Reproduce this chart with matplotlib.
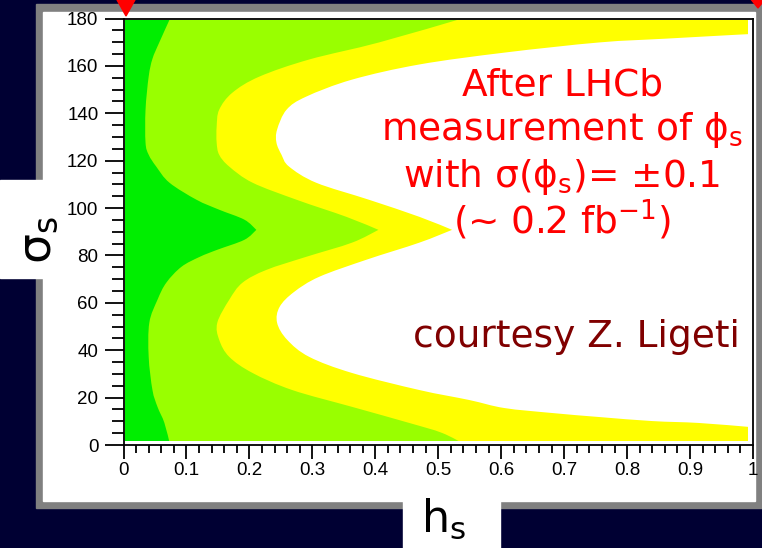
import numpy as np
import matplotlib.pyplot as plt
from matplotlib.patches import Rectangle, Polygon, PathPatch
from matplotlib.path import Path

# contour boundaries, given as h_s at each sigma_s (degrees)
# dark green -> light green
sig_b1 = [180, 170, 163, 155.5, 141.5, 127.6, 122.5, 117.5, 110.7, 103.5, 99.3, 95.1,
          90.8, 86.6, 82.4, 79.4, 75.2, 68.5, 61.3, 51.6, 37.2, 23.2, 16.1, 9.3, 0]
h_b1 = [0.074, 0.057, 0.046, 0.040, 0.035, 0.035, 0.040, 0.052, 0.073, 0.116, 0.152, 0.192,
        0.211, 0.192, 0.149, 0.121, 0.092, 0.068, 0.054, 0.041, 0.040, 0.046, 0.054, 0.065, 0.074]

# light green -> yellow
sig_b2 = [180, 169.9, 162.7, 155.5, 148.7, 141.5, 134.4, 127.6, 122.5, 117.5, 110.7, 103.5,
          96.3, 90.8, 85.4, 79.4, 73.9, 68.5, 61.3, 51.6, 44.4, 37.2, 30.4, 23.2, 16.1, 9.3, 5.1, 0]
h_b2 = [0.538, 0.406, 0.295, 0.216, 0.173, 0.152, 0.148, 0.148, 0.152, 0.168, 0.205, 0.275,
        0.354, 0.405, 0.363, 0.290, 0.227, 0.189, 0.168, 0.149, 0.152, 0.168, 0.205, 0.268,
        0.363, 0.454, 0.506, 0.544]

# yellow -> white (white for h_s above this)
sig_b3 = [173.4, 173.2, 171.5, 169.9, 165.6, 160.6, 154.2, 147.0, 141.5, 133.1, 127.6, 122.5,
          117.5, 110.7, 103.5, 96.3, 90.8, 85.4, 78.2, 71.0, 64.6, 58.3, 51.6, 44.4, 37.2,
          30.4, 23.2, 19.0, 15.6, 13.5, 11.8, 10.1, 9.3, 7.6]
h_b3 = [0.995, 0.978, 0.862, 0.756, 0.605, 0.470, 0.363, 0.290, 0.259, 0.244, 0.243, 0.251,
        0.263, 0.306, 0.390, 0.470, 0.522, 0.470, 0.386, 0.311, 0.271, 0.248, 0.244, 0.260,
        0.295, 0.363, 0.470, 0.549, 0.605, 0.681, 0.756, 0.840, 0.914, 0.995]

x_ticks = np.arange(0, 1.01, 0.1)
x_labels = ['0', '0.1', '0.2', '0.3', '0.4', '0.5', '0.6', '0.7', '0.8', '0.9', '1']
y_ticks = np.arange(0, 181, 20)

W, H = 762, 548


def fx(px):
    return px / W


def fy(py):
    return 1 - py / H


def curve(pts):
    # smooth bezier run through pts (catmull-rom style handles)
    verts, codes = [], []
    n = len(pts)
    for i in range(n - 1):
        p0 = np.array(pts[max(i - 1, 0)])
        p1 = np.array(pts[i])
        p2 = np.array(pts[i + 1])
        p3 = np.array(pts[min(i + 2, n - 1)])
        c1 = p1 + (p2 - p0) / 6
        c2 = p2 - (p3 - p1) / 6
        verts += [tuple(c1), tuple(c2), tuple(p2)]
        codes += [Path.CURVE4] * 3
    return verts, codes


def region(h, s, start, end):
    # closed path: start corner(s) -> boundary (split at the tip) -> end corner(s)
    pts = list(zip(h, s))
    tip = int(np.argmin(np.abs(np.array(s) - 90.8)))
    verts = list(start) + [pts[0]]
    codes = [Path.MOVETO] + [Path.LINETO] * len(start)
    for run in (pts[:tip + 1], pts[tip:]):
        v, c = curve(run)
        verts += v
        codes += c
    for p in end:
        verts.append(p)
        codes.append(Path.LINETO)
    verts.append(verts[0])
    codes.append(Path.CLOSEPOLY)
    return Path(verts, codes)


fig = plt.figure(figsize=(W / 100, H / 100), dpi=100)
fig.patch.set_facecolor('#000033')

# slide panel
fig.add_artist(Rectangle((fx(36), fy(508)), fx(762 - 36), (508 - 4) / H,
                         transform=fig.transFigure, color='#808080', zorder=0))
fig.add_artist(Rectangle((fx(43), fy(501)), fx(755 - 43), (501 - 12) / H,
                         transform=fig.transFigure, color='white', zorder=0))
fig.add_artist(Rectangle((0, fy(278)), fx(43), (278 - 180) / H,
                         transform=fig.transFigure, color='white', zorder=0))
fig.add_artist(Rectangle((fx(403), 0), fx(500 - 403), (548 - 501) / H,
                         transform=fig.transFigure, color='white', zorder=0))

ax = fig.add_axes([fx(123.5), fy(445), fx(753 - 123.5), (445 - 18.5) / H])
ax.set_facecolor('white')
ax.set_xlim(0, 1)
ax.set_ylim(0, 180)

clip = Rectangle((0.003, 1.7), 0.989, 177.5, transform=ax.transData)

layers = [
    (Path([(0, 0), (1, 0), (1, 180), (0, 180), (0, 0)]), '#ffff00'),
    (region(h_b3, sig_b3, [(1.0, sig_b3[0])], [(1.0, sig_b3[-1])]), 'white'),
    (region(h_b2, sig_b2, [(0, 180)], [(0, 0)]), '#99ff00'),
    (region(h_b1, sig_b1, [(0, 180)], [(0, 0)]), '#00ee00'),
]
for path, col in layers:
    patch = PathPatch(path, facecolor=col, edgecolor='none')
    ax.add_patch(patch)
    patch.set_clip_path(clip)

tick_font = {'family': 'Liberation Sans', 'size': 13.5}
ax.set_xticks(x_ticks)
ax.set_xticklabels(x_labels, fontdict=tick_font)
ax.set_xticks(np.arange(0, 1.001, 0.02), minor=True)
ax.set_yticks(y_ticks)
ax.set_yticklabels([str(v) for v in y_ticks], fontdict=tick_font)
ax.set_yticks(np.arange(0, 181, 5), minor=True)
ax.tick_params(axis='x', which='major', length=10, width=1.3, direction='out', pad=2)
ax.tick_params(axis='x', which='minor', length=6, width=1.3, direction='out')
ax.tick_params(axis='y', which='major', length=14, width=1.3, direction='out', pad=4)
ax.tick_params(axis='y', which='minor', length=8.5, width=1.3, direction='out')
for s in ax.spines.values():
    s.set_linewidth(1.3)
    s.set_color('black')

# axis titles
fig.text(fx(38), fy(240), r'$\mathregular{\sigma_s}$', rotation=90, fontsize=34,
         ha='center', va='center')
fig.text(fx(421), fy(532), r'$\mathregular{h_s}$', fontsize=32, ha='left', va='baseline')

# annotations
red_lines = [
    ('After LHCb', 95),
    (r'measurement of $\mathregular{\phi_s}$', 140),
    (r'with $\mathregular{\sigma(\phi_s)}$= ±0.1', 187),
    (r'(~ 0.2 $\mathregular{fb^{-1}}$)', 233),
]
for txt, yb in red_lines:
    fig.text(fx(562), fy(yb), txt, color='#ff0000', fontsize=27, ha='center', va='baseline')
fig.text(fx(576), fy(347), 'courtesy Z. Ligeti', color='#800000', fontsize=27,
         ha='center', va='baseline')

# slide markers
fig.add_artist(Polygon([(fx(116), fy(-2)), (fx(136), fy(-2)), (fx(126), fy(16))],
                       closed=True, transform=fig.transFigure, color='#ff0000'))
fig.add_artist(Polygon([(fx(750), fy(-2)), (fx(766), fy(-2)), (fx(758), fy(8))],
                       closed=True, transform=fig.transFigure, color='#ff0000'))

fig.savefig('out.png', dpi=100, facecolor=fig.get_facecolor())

* _Problem statement_
Leave out the pictures and reproduce the rest of the listing exactly.

* _Solved problem_
Reproduce this chart with matplotlib.
import numpy as np
import matplotlib.pyplot as plt
from matplotlib.patches import Rectangle, Polygon, PathPatch
from matplotlib.path import Path

# contour boundaries, given as h_s at each sigma_s (degrees)
# dark green -> light green
sig_b1 = [180, 170, 163, 155.5, 141.5, 127.6, 122.5, 117.5, 110.7, 103.5, 99.3, 95.1,
          90.8, 86.6, 82.4, 79.4, 75.2, 68.5, 61.3, 51.6, 37.2, 23.2, 16.1, 9.3, 0]
h_b1 = [0.074, 0.057, 0.046, 0.040, 0.035, 0.035, 0.040, 0.052, 0.073, 0.116, 0.152, 0.192,
        0.211, 0.192, 0.149, 0.121, 0.092, 0.068, 0.054, 0.041, 0.040, 0.046, 0.054, 0.065, 0.074]

# light green -> yellow
sig_b2 = [180, 169.9, 162.7, 155.5, 148.7, 141.5, 134.4, 127.6, 122.5, 117.5, 110.7, 103.5,
          96.3, 90.8, 85.4, 79.4, 73.9, 68.5, 61.3, 51.6, 44.4, 37.2, 30.4, 23.2, 16.1, 9.3, 5.1, 0]
h_b2 = [0.538, 0.406, 0.295, 0.216, 0.173, 0.152, 0.148, 0.148, 0.152, 0.168, 0.205, 0.275,
        0.354, 0.405, 0.363, 0.290, 0.227, 0.189, 0.168, 0.149, 0.152, 0.168, 0.205, 0.268,
        0.363, 0.454, 0.506, 0.544]

# yellow -> white (white for h_s above this)
sig_b3 = [173.4, 173.2, 171.5, 169.9, 165.6, 160.6, 154.2, 147.0, 141.5, 133.1, 127.6, 122.5,
          117.5, 110.7, 103.5, 96.3, 90.8, 85.4, 78.2, 71.0, 64.6, 58.3, 51.6, 44.4, 37.2,
          30.4, 23.2, 19.0, 15.6, 13.5, 11.8, 10.1, 9.3, 7.6]
h_b3 = [0.995, 0.978, 0.862, 0.756, 0.605, 0.470, 0.363, 0.290, 0.259, 0.244, 0.243, 0.251,
        0.263, 0.306, 0.390, 0.470, 0.522, 0.470, 0.386, 0.311, 0.271, 0.248, 0.244, 0.260,
        0.295, 0.363, 0.470, 0.549, 0.605, 0.681, 0.756, 0.840, 0.914, 0.995]

x_ticks = np.arange(0, 1.01, 0.1)
x_labels = ['0', '0.1', '0.2', '0.3', '0.4', '0.5', '0.6', '0.7', '0.8', '0.9', '1']
y_ticks = np.arange(0, 181, 20)

W, H = 762, 548


def fx(px):
    return px / W


def fy(py):
    return 1 - py / H


def curve(pts):
    # smooth bezier run through pts (catmull-rom style handles)
    verts, codes = [], []
    n = len(pts)
    for i in range(n - 1):
        p0 = np.array(pts[max(i - 1, 0)])
        p1 = np.array(pts[i])
        p2 = np.array(pts[i + 1])
        p3 = np.array(pts[min(i + 2, n - 1)])
        c1 = p1 + (p2 - p0) / 6
        c2 = p2 - (p3 - p1) / 6
        verts += [tuple(c1), tuple(c2), tuple(p2)]
        codes += [Path.CURVE4] * 3
    return verts, codes


def region(h, s, start, end):
    # closed path: start corner(s) -> boundary (split at the tip) -> end corner(s)
    pts = list(zip(h, s))
    tip = int(np.argmin(np.abs(np.array(s) - 90.8)))
    verts = list(start) + [pts[0]]
    codes = [Path.MOVETO] + [Path.LINETO] * len(start)
    for run in (pts[:tip + 1], pts[tip:]):
        v, c = curve(run)
        verts += v
        codes += c
    for p in end:
        verts.append(p)
        codes.append(Path.LINETO)
    verts.append(verts[0])
    codes.append(Path.CLOSEPOLY)
    return Path(verts, codes)


fig = plt.figure(figsize=(W / 100, H / 100), dpi=100)
fig.patch.set_facecolor('#000033')

# slide panel
fig.add_artist(Rectangle((fx(36), fy(508)), fx(762 - 36), (508 - 4) / H,
                         transform=fig.transFigure, color='#808080', zorder=0))
fig.add_artist(Rectangle((fx(43), fy(501)), fx(755 - 43), (501 - 12) / H,
                         transform=fig.transFigure, color='white', zorder=0))
fig.add_artist(Rectangle((0, fy(278)), fx(43), (278 - 180) / H,
                         transform=fig.transFigure, color='white', zorder=0))
fig.add_artist(Rectangle((fx(403), 0), fx(500 - 403), (548 - 501) / H,
                         transform=fig.transFigure, color='white', zorder=0))

ax = fig.add_axes([fx(123.5), fy(445), fx(753 - 123.5), (445 - 18.5) / H])
ax.set_facecolor('white')
ax.set_xlim(0, 1)
ax.set_ylim(0, 180)

clip = Rectangle((0.003, 1.7), 0.989, 177.5, transform=ax.transData)

layers = [
    (Path([(0, 0), (1, 0), (1, 180), (0, 180), (0, 0)]), '#ffff00'),
    (region(h_b3, sig_b3, [(1.0, sig_b3[0])], [(1.0, sig_b3[-1])]), 'white'),
    (region(h_b2, sig_b2, [(0, 180)], [(0, 0)]), '#99ff00'),
    (region(h_b1, sig_b1, [(0, 180)], [(0, 0)]), '#00ee00'),
]
for path, col in layers:
    patch = PathPatch(path, facecolor=col, edgecolor='none')
    ax.add_patch(patch)
    patch.set_clip_path(clip)

tick_font = {'family': 'Liberation Sans', 'size': 13.5}
ax.set_xticks(x_ticks)
ax.set_xticklabels(x_labels, fontdict=tick_font)
ax.set_xticks(np.arange(0, 1.001, 0.02), minor=True)
ax.set_yticks(y_ticks)
ax.set_yticklabels([str(v) for v in y_ticks], fontdict=tick_font)
ax.set_yticks(np.arange(0, 181, 5), minor=True)
ax.tick_params(axis='x', which='major', length=10, width=1.3, direction='out', pad=2)
ax.tick_params(axis='x', which='minor', length=6, width=1.3, direction='out')
ax.tick_params(axis='y', which='major', length=14, width=1.3, direction='out', pad=4)
ax.tick_params(axis='y', which='minor', length=8.5, width=1.3, direction='out')
for s in ax.spines.values():
    s.set_linewidth(1.3)
    s.set_color('black')

# axis titles
fig.text(fx(38), fy(240), r'$\mathregular{\sigma_s}$', rotation=90, fontsize=34,
         ha='center', va='center')
fig.text(fx(421), fy(532), r'$\mathregular{h_s}$', fontsize=32, ha='left', va='baseline')

# annotations
red_lines = [
    ('After LHCb', 95),
    (r'measurement of $\mathregular{\phi_s}$', 140),
    (r'with $\mathregular{\sigma(\phi_s)}$= ±0.1', 187),
    (r'(~ 0.2 $\mathregular{fb^{-1}}$)', 233),
]
for txt, yb in red_lines:
    fig.text(fx(562), fy(yb), txt, color='#ff0000', fontsize=27, ha='center', va='baseline')
fig.text(fx(576), fy(347), 'courtesy Z. Ligeti', color='#800000', fontsize=27,
         ha='center', va='baseline')

# slide markers
fig.add_artist(Polygon([(fx(116), fy(-2)), (fx(136), fy(-2)), (fx(126), fy(16))],
                       closed=True, transform=fig.transFigure, color='#ff0000'))
fig.add_artist(Polygon([(fx(750), fy(-2)), (fx(766), fy(-2)), (fx(758), fy(8))],
                       closed=True, transform=fig.transFigure, color='#ff0000'))

fig.savefig('out.png', dpi=100, facecolor=fig.get_facecolor())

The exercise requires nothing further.